The Kordonciyan family was lucky; even though their house was burnt down, they survived. Moreover, some of the things inherited from the elder Kordonciyan remained intact after the attacks, which hit their studio too. “The reason I do my work in the best sense today is the patterns I inherited from my grandfather. I still work with his scissors and patterns,” said the younger Kordonciyan, adding that his grandfather died in 1953.

“I saw myself working together with my grandfather in my dreams; we create models together. You see, design is in my life 24 hours a day,” said Kordonciyan, who makes tuxedos with and without tails for high-level bureaucrats, just as his grandfather did. The tuxedos of Turgut Özal, the eighth president of Turkey, carried his signature.

Kordonciyan said he had prepared a special box and sent it to the White House for U.S. President Barack Obama’s inauguration. The box contained a tuxedo Kordonciyan made, cuff links, silk socks, a belt and a bow tie.
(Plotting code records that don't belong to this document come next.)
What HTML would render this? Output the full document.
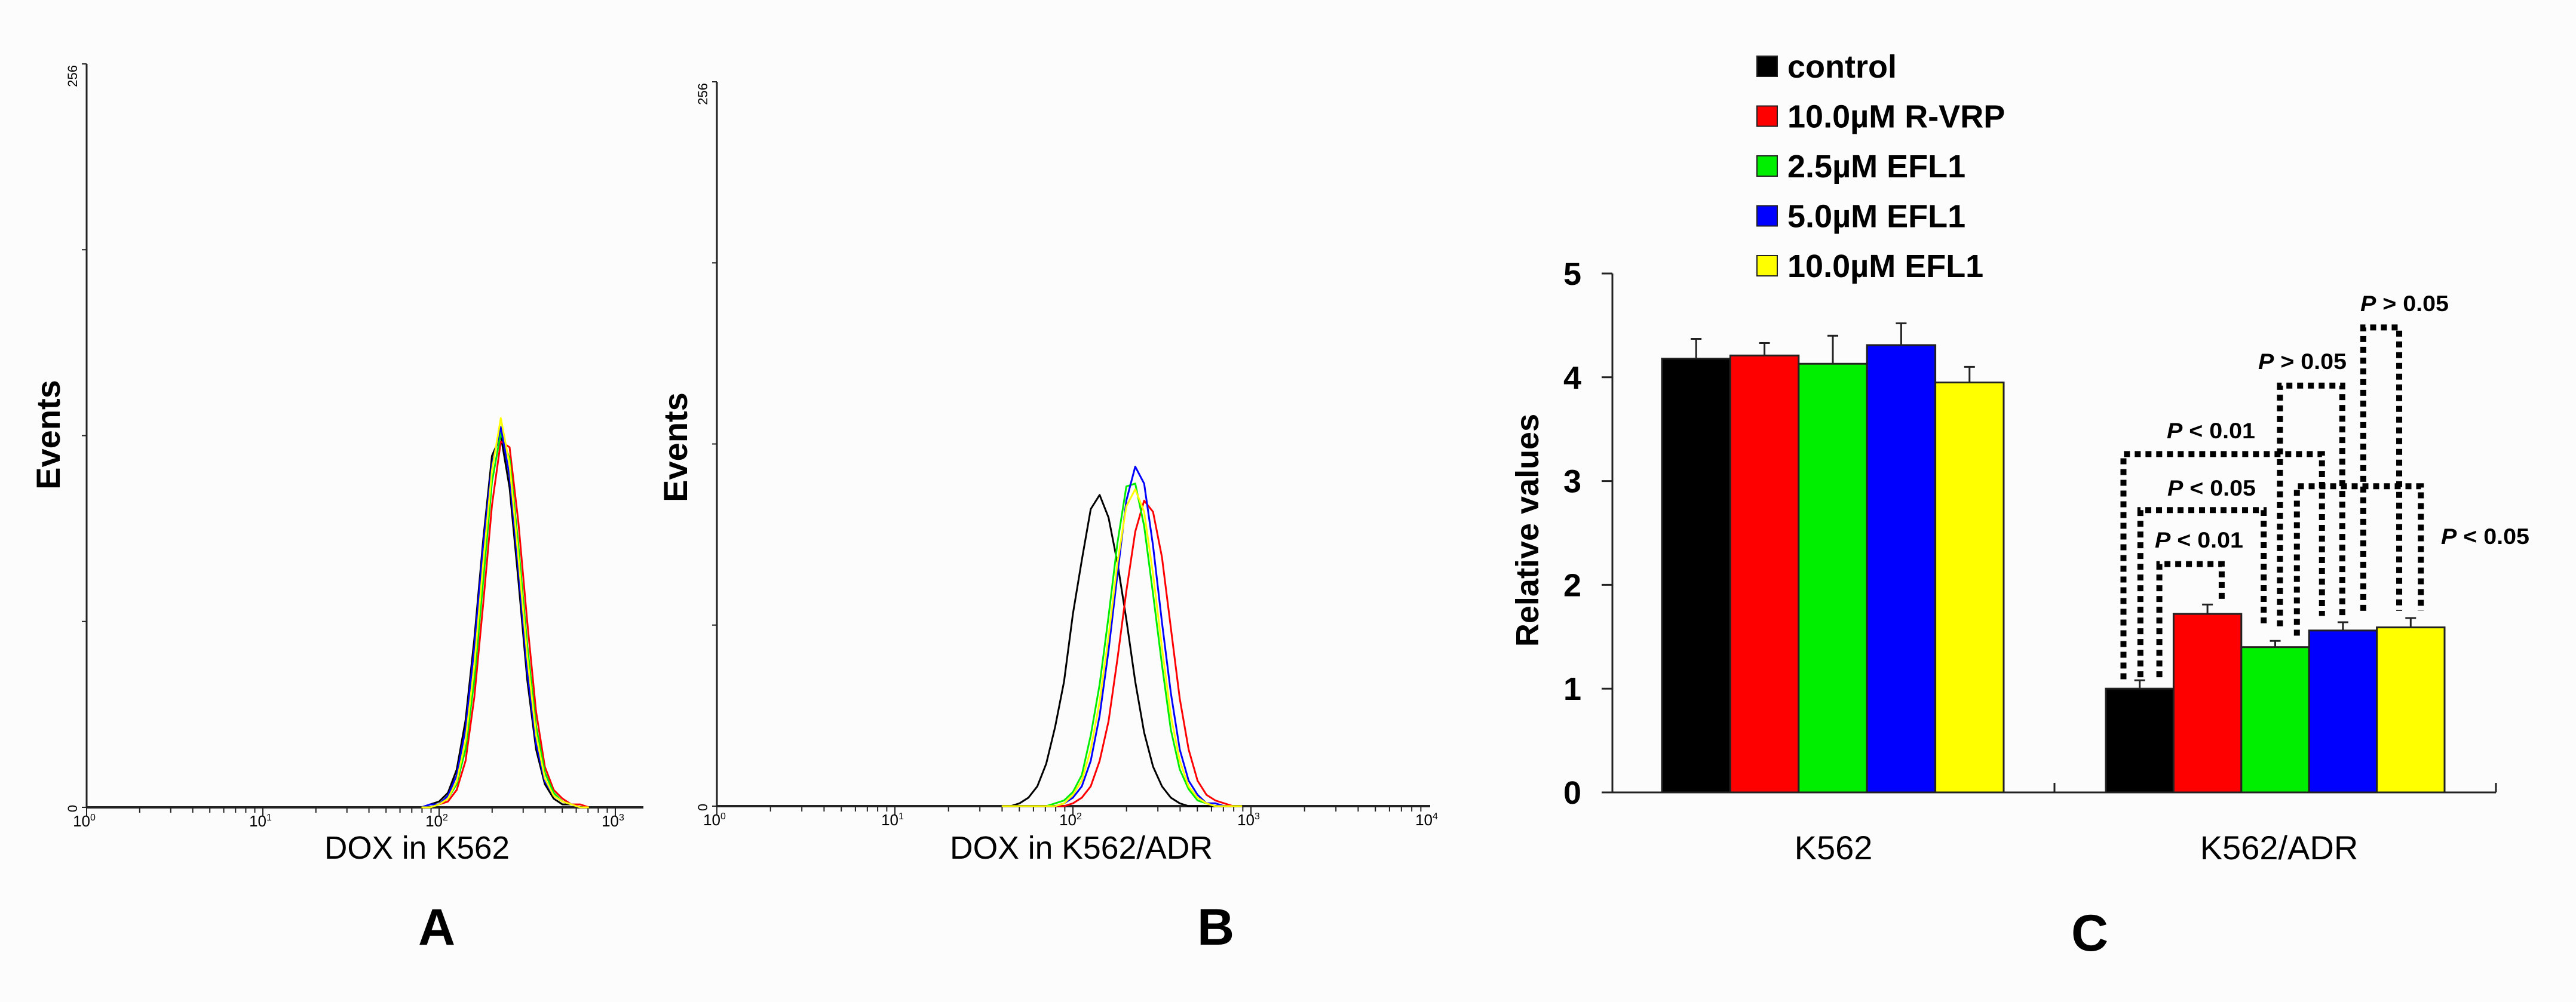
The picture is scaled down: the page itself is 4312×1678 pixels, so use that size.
<!DOCTYPE html>
<html><head><meta charset="utf-8"><style>
html,body{margin:0;padding:0;background:#fcfcfc;}
svg{display:block;}
text{font-family:"Liberation Sans",sans-serif;}
</style></head><body>
<svg id="fig" width="4312" height="1678" viewBox="0 0 4312 1678" xmlns="http://www.w3.org/2000/svg">
<rect width="4312" height="1678" fill="#fcfcfc"/>
<g id="gA"></g>
<g id="gB"></g>
<g id="gC"></g>
</svg>
<script>
// ---------- Histogram data ----------
const binsA = [1.90,1.95,2.00,2.05,2.10,2.15,2.20,2.25,2.30,2.35,2.40,2.45,2.50,2.55,2.60,2.65,2.70,2.75,2.80,2.85];
const histA_control = [0,1,2,5,13,30,58,92,121,128,110,78,44,20,8,3,1,1,0,0];
const histA_rvrp    = [0,0,1,2,6,16,38,70,104,126,124,98,64,33,14,6,3,1,1,0];
const histA_efl25   = [0,0,1,3,8,20,44,78,112,129,120,90,56,28,12,5,2,1,0,0];
const histA_efl50   = [0,1,1,4,11,27,55,90,118,131,114,82,47,22,9,4,2,1,0,0];
const histA_efl100  = [0,0,1,3,9,23,49,84,116,134,118,86,52,25,10,4,2,1,0,0];

const binsB = [1.60,1.65,1.70,1.75,1.80,1.85,1.90,1.95,2.00,2.05,2.10,2.15,2.20,2.25,2.30,2.35,2.40,2.45,2.50,2.55,2.60,2.65,2.70,2.75,2.80,2.85,2.90,2.95];
const histB_control = [0,0,1,3,7,15,28,44,68,87,105,110,102,86,66,44,26,14,7,3,1,0,0,0,0,0,0,0];
const histB_rvrp    = [0,0,0,0,0,0,0,0,1,3,7,16,30,52,76,97,108,104,88,63,38,20,9,4,2,1,0,0];
const histB_efl25   = [0,0,0,0,0,0,1,2,5,11,25,43,67,93,113,114,99,75,50,27,13,6,2,1,0,0,0,0];
const histB_efl50   = [0,0,0,0,0,0,0,1,3,7,16,32,55,82,108,120,114,92,65,40,20,9,4,1,1,0,0,0];
const histB_efl100  = [0,0,0,0,0,0,0,1,4,9,20,37,60,86,106,112,104,82,56,32,16,7,3,1,0,0,0,0];

// ---------- Bar chart data ----------
const categories = ["K562","K562/ADR"];
const seriesNames = ["control","10.0\u00b5M R-VRP","2.5\u00b5M EFL1","5.0\u00b5M EFL1","10.0\u00b5M EFL1"];
const valuesK562 = [4.18,4.21,4.13,4.31,3.95];
const errorsK562 = [0.19,0.12,0.27,0.21,0.15];
const valuesADR  = [1.00,1.72,1.40,1.56,1.59];
const errorsADR  = [0.08,0.09,0.06,0.08,0.09];
const yTicks = [0,1,2,3,4,5];
// significance brackets: [leftBarPos, rightBarPos, topValue, leftBottomValue, rightBottomValue]
const sigBrackets = [[0.79,1.71,2.20,1.11,1.83],[0.51,2.33,2.72,1.11,1.63],[0.26,3.19,3.26,1.09,1.70],[2.57,3.49,3.92,1.60,1.70],[3.80,4.33,4.48,1.75,1.75],[2.82,4.65,2.95,1.51,1.75]];
const sigLabels = ["P < 0.01","P < 0.05","P < 0.01","P > 0.05","P > 0.05","P < 0.05"];

const colors = ["#000000","#ff0000","#00ee00","#0000ff","#ffff00"];
const NS="http://www.w3.org/2000/svg";
function mk(parent,tag,attrs,txt){const e=document.createElementNS(NS,tag);for(const k in attrs)e.setAttribute(k,attrs[k]);if(txt!==undefined)e.textContent=txt;parent.appendChild(e);return e;}

// ---------- histogram panel ----------
function histPanel(g, cfg, bins, series, label, letter){
  const xs = l => cfg.x0 + l*cfg.dec;
  const ys = c => cfg.yb - c/256*(cfg.yb-cfg.yt);
  let e;
  e=mk(g,'line',{x1:cfg.x0,y1:cfg.yt,x2:cfg.x0,y2:cfg.yb,stroke:'#222','stroke-width':3});
  
  
  e=mk(g,'line',{x1:cfg.x0,y1:cfg.yb,x2:cfg.xe,y2:cfg.yb,stroke:'#222','stroke-width':4});
  
  
  for(let i=0;i<=4;i++){const y=cfg.yt+i*(cfg.yb-cfg.yt)/4;
    e=mk(g,'line',{x1:cfg.x0-8,y1:y,x2:cfg.x0,y2:y,stroke:'#222','stroke-width':2});
    
    }
  e=mk(g,'text',{x:0,y:0,'font-size':22,transform:`translate(${cfg.x0-16},${cfg.yt+2}) rotate(-90)`,'text-anchor':'end'},'256');
  
  
  e=mk(g,'text',{x:0,y:0,'font-size':22,transform:`translate(${cfg.x0-16},${cfg.yb+2}) rotate(-90)`,'text-anchor':'middle'},'0');
  
  
  for(let d=0; d<cfg.ndec; d++){
    for(let m=1;m<=9;m++){const x=xs(d+Math.log10(m)); if(x>cfg.xe) break;
      e=mk(g,'line',{x1:x,y1:cfg.yb,x2:x,y2:cfg.yb+(m===1?14:9),stroke:'#222','stroke-width':2});
      
      }
  }
  for(let d=0; d<=cfg.ndec; d++){const x=xs(d); if(x>cfg.xe+5) break;
    e=mk(g,'text',{x:x-4,y:cfg.yb+32,'font-size':26,'text-anchor':'middle'});
    
    
    e.textContent='10';
    mk(e,'tspan',{dy:-10,'font-size':16},String(d));
  }
  series.forEach((s,i)=>{
    const pts=bins.map((b,j)=>xs(b).toFixed(1)+','+ys(s[j]).toFixed(1)).join(' ');
    e=mk(g,'polyline',{points:pts,fill:'none',stroke:colors[i],'stroke-width':3,'stroke-linejoin':'round'});
    
    
  });
  // redraw black on top lightly
  e=mk(g,'text',{x:0,y:0,'font-size':56,'font-weight':'bold',transform:`translate(${cfg.ex},${cfg.ey}) rotate(-90)`,'text-anchor':'middle'},'Events');
  
  
  e=mk(g,'text',{x:cfg.lx,y:1438,'font-size':54,'text-anchor':'middle',textLength:cfg.lw,lengthAdjust:'spacingAndGlyphs'},label);
  
  
  e=mk(g,'text',{x:cfg.px,y:1582,'font-size':86,'font-weight':'bold','text-anchor':'middle'},letter);
  
  
}
histPanel(document.getElementById('gA'),{x0:145,dec:295,xe:1077,yt:107,yb:1352,ndec:4,ex:100,ey:728,lx:698,lw:310,px:731},
  binsA,[histA_control,histA_rvrp,histA_efl25,histA_efl50,histA_efl100],'DOX in K562','A');
histPanel(document.getElementById('gB'),{x0:1200,dec:298,xe:2394,yt:137,yb:1350,ndec:4,ex:1150,ey:749,lx:1810,lw:440,px:2035},
  binsB,[histB_control,histB_rvrp,histB_efl25,histB_efl50,histB_efl100],'DOX in K562/ADR','B');

// ---------- bar chart ----------
(function(){
  const g=document.getElementById('gC');
  const X0=2699, XE=4178, Y0=1327, YU=173.8;
  const yv=v=>Y0-v*YU;
  const groupStart=[2782,3525], bw=[114.4,113.4];
  let e;
  e=mk(g,'line',{x1:X0,y1:yv(5),x2:X0,y2:Y0,stroke:'#222','stroke-width':3});
  
  
  e=mk(g,'line',{x1:X0,y1:Y0,x2:XE,y2:Y0,stroke:'#222','stroke-width':3});
  
  
  [3439,XE].forEach(x=>{e=mk(g,'line',{x1:x,y1:Y0,x2:x,y2:Y0-16,stroke:'#222','stroke-width':3});
    
    });
  yTicks.forEach(t=>{
    e=mk(g,'line',{x1:X0-18,y1:yv(t),x2:X0,y2:yv(t),stroke:'#222','stroke-width':3});
    
    
    e=mk(g,'text',{x:2632,y:yv(t)+19,'font-size':54,'font-weight':'bold','text-anchor':'middle'},String(t));
    
    
  });
  e=mk(g,'text',{x:0,y:0,'font-size':54,'font-weight':'bold','text-anchor':'middle',transform:'translate(2575,888) rotate(-90)'},'Relative values');
  
  
  const allVals=[valuesK562,valuesADR], allErr=[errorsK562,errorsADR];
  allVals.forEach((vals,gi)=>{
    vals.forEach((v,i)=>{
      const x=groupStart[gi]+i*bw[gi], cx=x+bw[gi]/2, top=v+allErr[gi][i];
      e=mk(g,'line',{x1:cx,y1:yv(v),x2:cx,y2:yv(top),stroke:'#222','stroke-width':3});
      
      
      e=mk(g,'line',{x1:cx-9,y1:yv(top),x2:cx+9,y2:yv(top),stroke:'#222','stroke-width':3});
      
      
      e=mk(g,'rect',{x:x,y:yv(v),width:bw[gi],height:v*YU,fill:colors[i],stroke:'#222','stroke-width':3});
      
      
    });
    e=mk(g,'text',{x:[3069,3815][gi],y:1439,'font-size':56,'text-anchor':'middle'},categories[gi]);
    
    
  });
  // significance brackets
  const bp=p=>groupStart[1]+p*bw[1];
  sigBrackets.forEach((b,i)=>{
    const d=`M${bp(b[0])},${yv(b[3])} L${bp(b[0])},${yv(b[2])} L${bp(b[1])},${yv(b[2])} L${bp(b[1])},${yv(b[4])}`;
    e=mk(g,'path',{d:d,fill:'none',stroke:'#000','stroke-width':10,'stroke-dasharray':'10 8'});
    
    
  });
  const labPos=[[3681,917],[3702,830],[3701,734],[3854,618],[4025,521],[4160,911]];
  sigLabels.forEach((s,i)=>{
    e=mk(g,'text',{x:labPos[i][0],y:labPos[i][1],'font-size':37,'font-weight':'bold','text-anchor':'middle',textLength:148,lengthAdjust:'spacingAndGlyphs'});
    
    
    mk(e,'tspan',{'font-style':'italic'},'P');
    mk(e,'tspan',{},s.slice(1));
  });
  // legend
  seriesNames.forEach((n,i)=>{
    const cy=111+i*83.5;
    e=mk(g,'rect',{x:2941,y:cy-17,width:34,height:34,fill:colors[i],stroke:'#222','stroke-width':2});
    
    
    e=mk(g,'text',{x:2992,y:cy+19,'font-size':54,'font-weight':'bold'},n);
    
    
  });
  e=mk(g,'text',{x:3498,y:1592,'font-size':86,'font-weight':'bold','text-anchor':'middle'},'C');
  
  
})();
</script>
</body></html>
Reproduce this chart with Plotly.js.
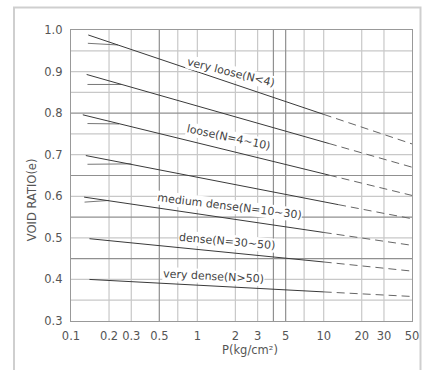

Kordonciyan also made tuxedos for Hollywood actor Bruce Willis and the James Bond movie “Casino Royale.”

[HH] Tuxedo made in one day, without taking measurements

Kordonciyan said he does not need to take measurements to make a tuxedo for someone; a look is enough for him. “I need one day only to make a whole tuxedo flawlessly,” he said, noting that he is very precise, from the cloth of the tuxedo to the shirt to wear with it.

“The collars of a good tuxedo with tails should be satin,” he said. “The bowtie and belt should be of the same satin and the buttons of the shirt should never be visible. The socks have to be silk.”